カラスのチター
映画「第三の男」は、敗戦後のウィーンの街並みを見事に映し出したC・リード監督(1906-1976)の素晴らしいカメラワークと哀愁に満ちたA・カラス(1906-1985)のチターの調べにより、1949年9月、カンヌ映画祭のグランプリを獲得しました。枯れ葉の散る寒々とした中央墓地の並木道を無表情で立ち去るアンナを描いたラストシーンは印象的ですが、いかに名場面が連続していたとしても、そのバックにカラスのチターが無かったなら、その魅力も半減していたことでしょう。

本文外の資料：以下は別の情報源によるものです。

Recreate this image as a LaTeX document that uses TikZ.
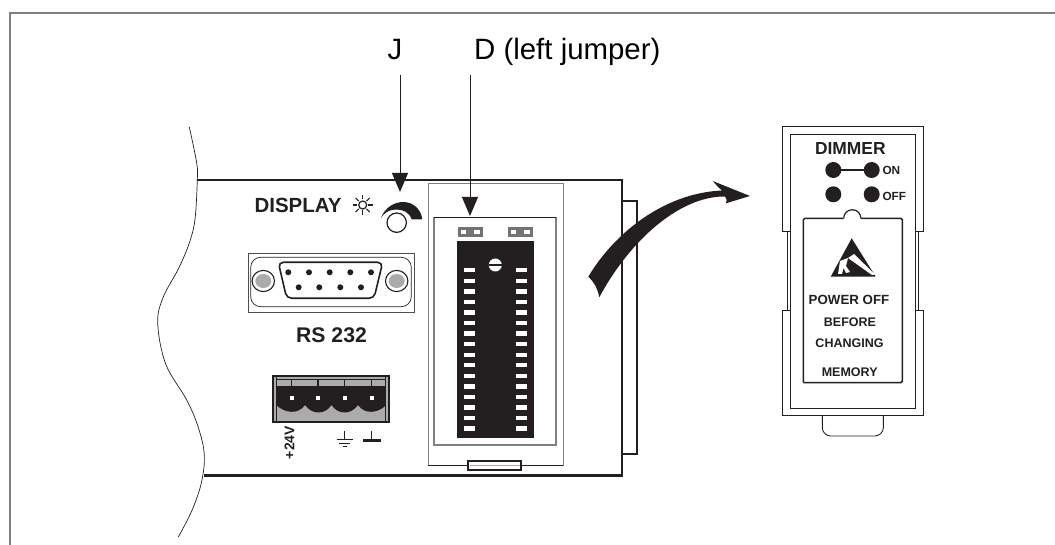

カラスは、ハンガリー人の家系の次男としてウィーンに生まれ、8才の時に屋根裏部屋で見つけたチターと初めて出会います。その後、正規にチター奏法を学び始める一方、鍛冶職人の見習いとしても働き始めましたが、結局、プロのチター奏者の道を選び、16才にして既にその名はウィーン各地のホイリゲで知れ渡るようになっていました。
第二次世界大戦の従軍中もカラスは小型のチターを持参し、将校達のために演奏したそうです。
戦後、1948年10月、ウィーンの森シーフェリングの自宅でくつろいでいたカラスにホイリゲに来るように電話が入ります。「第三の男」の制作のために英国からやってきたリード夫妻一行がウィーンの音楽を聴きたくて、カラスを呼んだのです。
カラスのチターに魅了されたリードは、これを映画の音楽に使用しようと思い立ち、「後日、連絡する」旨、彼に伝えました。数日後、連絡を受けたカラスは、アストリア・ホテルに向かいます。リードの求めに応じて、次々に違った曲を引き続け、ついに4時間に及ぶに至ってようやく解放されたそうです。その時初めて、リードがウィーンを舞台にした映画を制作し、その音楽としてチターを採用したいとの意向をカラスに示したのです。
その後、ロンドンに来て欲しいとの連絡がリードから入り、気が重かったのですが、1949年2月28日、ロンドンのリード邸に向かいました。
出来るだけ快適にとのリード夫妻の配慮にも拘わらず、ロンドン到着から2ヶ月たっても作曲は上手く進まず、ついにカラスはホームシックに罹ってしまいます。あの有名なハリーライムテーマの誕生の経緯については、内藤敏子著「激動のウィーン『第三の男』誕生秘話、チター奏者アントン・カラスの生涯」(マッターホルン出版)に詳しく述べられており、読む者の心を打ちます。
家族から離れ、一人、言葉の分からぬ異国に来させられ、朝から晩まで見慣れた故郷ウィーンの街並みの景色を見せられて、それに曲を付けるように言われるのですから、ホームシックになるのも無理ありません。そんな時に、リード夫人が気分転換にと、海のない国から来たカラスを大西洋の船旅に誘い、結局これが功を奏するのです。
実は、「第三の男」の主題曲、ハリーライムテーマ冒頭の4小節は、ロンドンに来てから思いついたのではなく、彼が「昔からこのテーマを時々口ずさんでいた。」とお嬢さんが証言しています。
映画の成功とともに、そのテーマ曲も世界を制覇します。彼は、バッキンガム宮殿や法皇庁での御前演奏の栄誉を受ける一方、世界各地にチターの演奏旅行に出かけ、日本にも3度来ています。
カラスは、自分の演奏を聴きたい人たちのためにホイリゲを作ろうと決意し、1953年10月15日にシーファリングで開店します。大いに流行っていたのですが、1965年11月5日に閉店に追い込まれます。その理由を、内藤敏子氏は、「演奏旅行のために不在がちで、折角来られたお客さんをがっかりさせることが多かったから。」とのお嬢さんの言葉を引用していますが、それなら演奏旅行を止めれば良いのであって、ちょっと腑に落ちません。
むしろ、裁判記録等から郡司貞則氏が指摘しているように(「滅びのチター師」(文藝春秋))、にわかに成功したカラス氏を妬んだ同業者に刺されたのではないでしょうか。
カラスはこうした妬みと中傷に耐えながら、昔の栄光を取り戻すことなく、1985年1月10日、世を去ります。彼は、シーフェリング墓地第2区28に葬られ、その希望通りチターの形の墓石に、ハリーライムテーマの冒頭部分が刻まれています。